Bien sûr. Nous appartenons tous à notre temps et au lieu où nous vivons, et ce fut le cas de Dahmer. C’est pourquoi, j’ai voulu raconter cette ‘histoire.
Derf Backderf - mon ami Dahmer - homosexualite
Vous connaissez certainement le film et le livre « le silence des agneaux » de Thomas Harris, qui nous décrit les folies intérieures d’un tueur en série, ne pensez-vous pas que certains États américains engendrent les tueurs en série?
Je n’ai jamais lu ou vu « Le Silence des agneaux ». Je ne suis pas intéressé par les tueurs en série du tout. C’est trop surréaliste pour moi.. Il semblerait que l’Amérique ait bien plus de  tueurs en série qu’ un pays comme la France par exemple.
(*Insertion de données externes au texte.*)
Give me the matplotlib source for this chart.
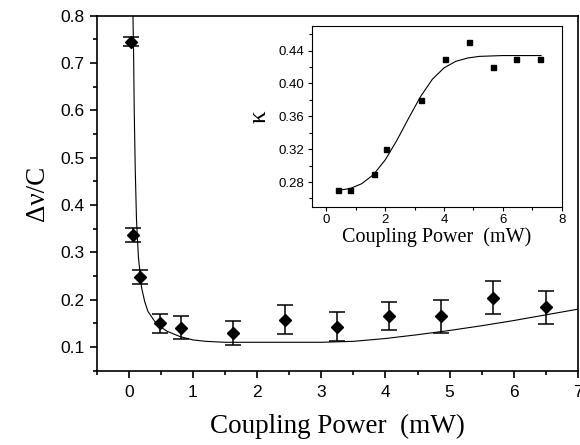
import matplotlib
matplotlib.use("Agg")
import matplotlib.pyplot as plt
from matplotlib.ticker import MultipleLocator

# Main panel data
power = [0.04, 0.07, 0.18, 0.49, 0.81, 1.63, 2.44, 3.25, 4.06, 4.86, 5.68, 6.50]
dnu_c = [0.745, 0.337, 0.248, 0.150, 0.141, 0.130, 0.158, 0.143, 0.165, 0.165, 0.204, 0.184]
dnu_err = [0.010, 0.015, 0.015, 0.020, 0.025, 0.025, 0.030, 0.030, 0.030, 0.035, 0.035, 0.035]

fit_x = [0.065, 0.075, 0.085, 0.10, 0.12, 0.15, 0.20, 0.25, 0.30, 0.40, 0.50, 0.60, 0.80,
         1.0, 1.2, 1.5, 2.0, 2.5, 3.0, 3.5, 4.0, 4.5, 5.0, 5.5, 6.0, 6.5, 7.0]
fit_y = [0.80, 0.72, 0.60, 0.48, 0.37, 0.29, 0.225, 0.195, 0.175, 0.155, 0.142, 0.133, 0.122,
         0.115, 0.112, 0.110, 0.110, 0.110, 0.110, 0.112, 0.118, 0.126, 0.135, 0.145, 0.156, 0.168, 0.180]

# Inset data
ins_power = [0.40, 0.80, 1.61, 2.01, 3.22, 4.04, 4.85, 5.66, 6.46, 7.27]
kappa = [0.27, 0.27, 0.29, 0.32, 0.38, 0.43, 0.45, 0.42, 0.43, 0.43]
ins_fit_x = [0.4, 0.8, 1.2, 1.6, 2.0, 2.4, 2.8, 3.2, 3.6, 4.0, 4.4, 4.8, 5.2, 6.0, 7.3]
ins_fit_y = [0.270, 0.272, 0.278, 0.289, 0.307, 0.331, 0.358, 0.384, 0.405, 0.419,
             0.427, 0.431, 0.433, 0.434, 0.434]

main_xticks = [0, 1, 2, 3, 4, 5, 6, 7]
main_yticks = [0.1, 0.2, 0.3, 0.4, 0.5, 0.6, 0.7, 0.8]
ins_xticks = [0, 2, 4, 6, 8]
ins_yticks = [0.28, 0.32, 0.36, 0.40, 0.44]

sans = ["Liberation Sans", "DejaVu Sans"]
serif = ["Liberation Serif", "DejaVu Serif"]

fig = plt.figure(figsize=(5.8, 4.45), dpi=100)
ax = fig.add_axes([0.1667, 0.167, 0.8299, 0.7977])

ax.plot(fit_x, fit_y, color="black", lw=0.8)
ax.errorbar(power, dnu_c, yerr=dnu_err, fmt="D", color="black", ms=6.5,
            capsize=6, elinewidth=1.1, capthick=1.1)

ax.set_xlim(-0.5, 7)
ax.set_ylim(0.05, 0.8)
ax.set_xticks(main_xticks)
ax.set_yticks(main_yticks)
ax.xaxis.set_minor_locator(MultipleLocator(0.5))
ax.yaxis.set_minor_locator(MultipleLocator(0.05))
ax.tick_params(which="both", direction="out", top=False, right=False, width=1.2)
ax.tick_params(which="major", length=5, labelsize=12.5)
ax.tick_params(axis="x", which="major", pad=5)
ax.tick_params(axis="y", which="major", pad=4)
ax.tick_params(which="minor", length=3)
for lab in ax.get_xticklabels() + ax.get_yticklabels():
    lab.set_family(sans)
for s in ax.spines.values():
    s.set_linewidth(1.2)
ax.set_xlabel("Coupling Power  (mW)", family=serif, fontsize=19.5, labelpad=10)
ax.set_ylabel("\u0394\u03bd/C", family=serif, fontsize=19.5, labelpad=7)

ins = fig.add_axes([0.5374, 0.5355, 0.4310, 0.4061])
ins.plot(ins_fit_x, ins_fit_y, color="black", lw=0.8)
ins.plot(ins_power, kappa, "s", color="black", ms=3.6)
ins.set_xlim(-0.5, 8)
ins.set_ylim(0.25, 0.47)
ins.set_xticks(ins_xticks)
ins.set_yticks(ins_yticks)
ins.set_yticklabels(["%.2f" % v for v in ins_yticks])
ins.xaxis.set_minor_locator(MultipleLocator(1))
ins.yaxis.set_minor_locator(MultipleLocator(0.02))
ins.tick_params(which="both", direction="out", top=False, right=False, width=0.8)
ins.tick_params(which="major", length=3, labelsize=9.5, pad=2)
ins.tick_params(which="minor", length=2)
for lab in ins.get_xticklabels() + ins.get_yticklabels():
    lab.set_family(sans)
for s in ins.spines.values():
    s.set_linewidth(0.8)
ins.set_xlabel("Coupling Power  (mW)", family=serif, fontsize=14.5, labelpad=1)
ins.set_ylabel("\u03ba", family=serif, fontsize=18, labelpad=6)

fig.savefig("out.png", dpi=100)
Mais c’est normal et cela se vérifie  car il y a près de 340 millions d’Américains et seulement 66 millions de Français. Je pense que le pourcentage de tueurs en série par rapport au nombre de population est environ le même. Voilà ce que m’a déclaré par exemple l’écrivain Stéphane Bourgoin.
Peut-on dire que votre BD rejoint la lignée des auteurs BD américains comme Daniel Clowes, Charles Burns, Adrian Tomine dans la description pas très glorieuse de la classe moyenne américaine?
Bien sûr. Il y a de grands personnages et des histoires formidables que l’on retrouve plus spécialement dans la classe moyenne.
Derf Backderf - Cauchemar - Mon ami Dahmer
Votre avis sur la tragédie de « Charlie Hebdo » de janvier dernier?
Ça m’a touché profondément. Je dessinais des caricatures politiques moi-même et j’ai été personnellement menacé au cours de ces dernières années. Je n’ai pas pris ces menaces au sérieux. Ici aux Etats-Unis, l’un de nos caricaturistes politiques a réalisé une bande dessinée sur Mahomet et s’est vu menacé d’ une fatwa d’Al-Qaïda. Ce dessinateur a ainsi abandonné la caricature, puis est entré dans la clandestinité et n’a pas été revu depuis. Les attaques sur « Charlie Hebdo » ont rendu ces menaces physiques très réelles. Tuer quelqu’un pour un dessin, cela me remplit juste de rage. Mais autrement, je suis tellement impressionné par le mouvement de protestation qui a rempli les rues de Paris juste après. Je me suis rendu devant le bâtiment de « Charlie-Hebdo » après le festival d’Angoulême en  février dernier, et de lire les notes et dessins laissés sur la clôture, j’en pleurais comme un bébé.Afficher l'image d'origine
Allez-vous toujours continuer le dessin de presse?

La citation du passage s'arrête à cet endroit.